The Role of Technology in Managing Compliance
Trying to manage all of this with spreadsheets, Word documents, and a filing cabinet is a recipe for failure. The new rule's emphasis on documentation, continuous monitoring, and regular review practically requires a systematic approach.
Compliance management platforms designed for small healthcare practices can significantly reduce the time and cost of meeting the new requirements. The right tool should help you conduct and maintain your risk analysis, generate practice-specific policies, track staff training, manage your asset inventory, and monitor your compliance posture over time.
This is not about checking a box once. The 2026 HIPAA Security Rule changes demand an ongoing compliance program. The practices that invest in a sustainable approach now will be in far better shape than those scrambling to catch up after the final rule drops.
What Happens If You Do Nothing
Let's be direct. If the final rule publishes in May 2026 and you have not started preparing, you will be facing a 240-day sprint to overhaul your entire security program. That means simultaneously implementing encryption, deploying MFA, writing policies, conducting risk analyses, scheduling penetration tests, training staff, and upgrading infrastructure.
The IT vendors and security consultants you need will be overwhelmed with demand. Prices will increase. Availability will decrease. The practices that started early will have their pick of resources. The ones that waited will be competing for whatever is left.

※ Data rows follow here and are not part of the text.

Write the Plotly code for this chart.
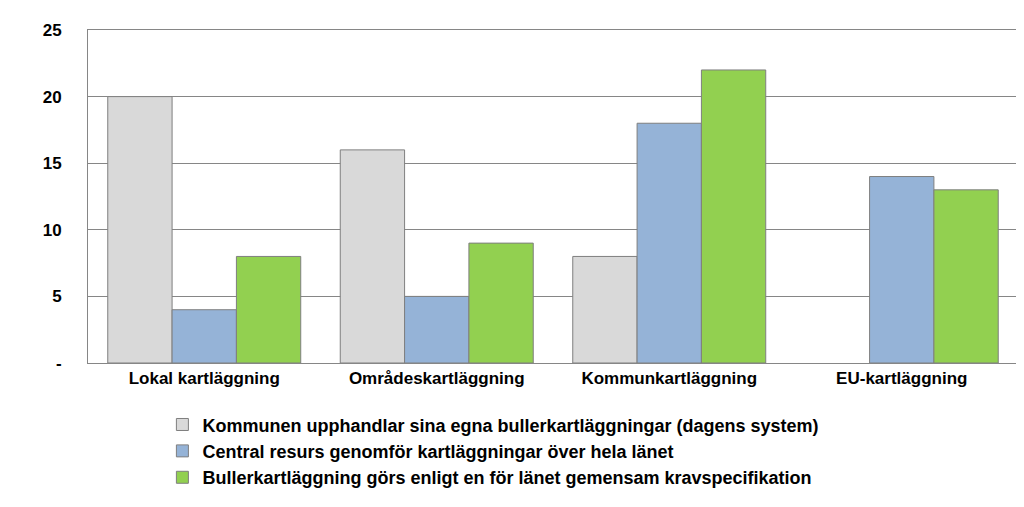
import plotly.graph_objects as go

categories = ["Lokal kartläggning", "Områdeskartläggning", "Kommunkartläggning", "EU-kartläggning"]
series_names = [
    "Kommunen upphandlar sina egna bullerkartläggningar (dagens system)",
    "Central resurs genomför kartläggningar över hela länet",
    "Bullerkartläggning görs enligt en för länet gemensam kravspecifikation",
]
kommunen = [20, 16, 8, None]
central = [4, 5, 18, 14]
gemensam = [8, 9, 22, 13]
colors = ["#D9D9D9", "#95B3D7", "#92D050"]

fig = go.Figure()
for name, vals, col in zip(series_names, [kommunen, central, gemensam], colors):
    fig.add_trace(go.Bar(x=categories, y=vals, name=name, marker_color=col,
                         marker_line=dict(color="#7F7F7F", width=1)))

fig.update_layout(
    width=1024, height=507,
    barmode="group", bargap=0.17, bargroupgap=0,
    plot_bgcolor="white", paper_bgcolor="white",
    margin=dict(l=80, r=14, t=22, b=152, autoexpand=False),
    font=dict(family="Liberation Sans, Arial", size=17, color="black"),
    xaxis=dict(showline=True, linecolor="#868686", mirror=True, automargin=False,
               tickfont=dict(size=17), ticks=""),
    yaxis=dict(range=[0, 25], tickvals=[0, 5, 10, 15, 20, 25],
               ticktext=["-", "5", "10", "15", "20", "25"], automargin=False,
               tickfont=dict(size=17),
               showgrid=True, gridcolor="#868686", gridwidth=1,
               showline=True, linecolor="#868686", mirror=True,
               ticklabelstandoff=22),
    legend=dict(orientation="v", x=0.08, y=-0.13, xanchor="left", yanchor="top",
                font=dict(size=18), itemwidth=30, tracegroupgap=8),
)
fig.update_xaxes(tickfont_weight="bold")
fig.update_yaxes(tickfont_weight="bold")
fig.update_layout(legend_font_weight="bold")

fig.write_html("out.html")
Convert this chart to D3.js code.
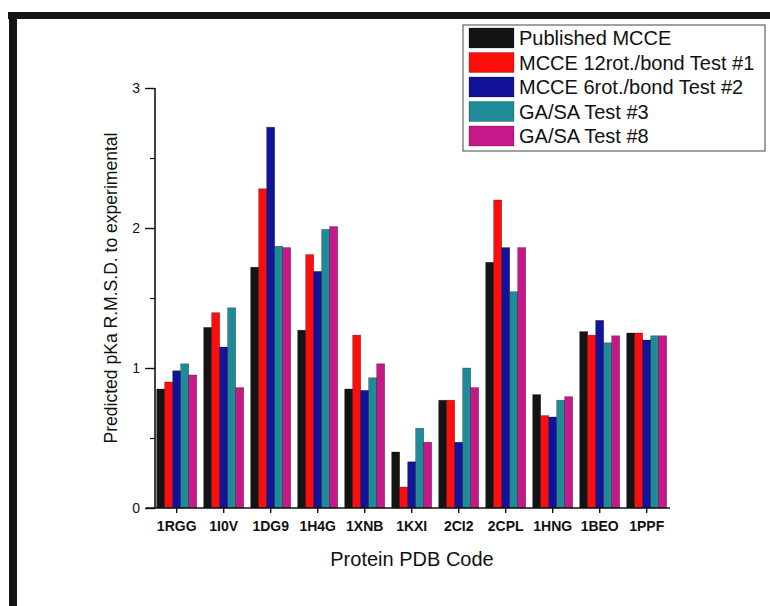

And if you miss the deadline entirely, you are operating out of compliance from day one. Every day of noncompliance is a day of risk: risk of breach, risk of investigation, risk of penalties, and risk of the kind of reputational damage that small practices cannot easily recover from.
The Bottom Line for Small Practices
The 2026 HIPAA Security Rule changes are coming, and they are substantial. The elimination of the "addressable" distinction, mandatory encryption, required MFA, and new vulnerability testing requirements represent a genuine step change in what HHS expects from every covered entity.
But this is not cause for panic. It is cause for action. The practices that start now, even with small steps like enabling MFA and verifying encryption, will be well-positioned when the final rule arrives. The checklist above gives you a clear path forward. Pick the first item you have not done yet, and start there.
Your patients trust you with their most sensitive information. The new rule is designed to make sure that trust is backed by real, verifiable security. That is good for patients, good for the industry, and ultimately good for your practice.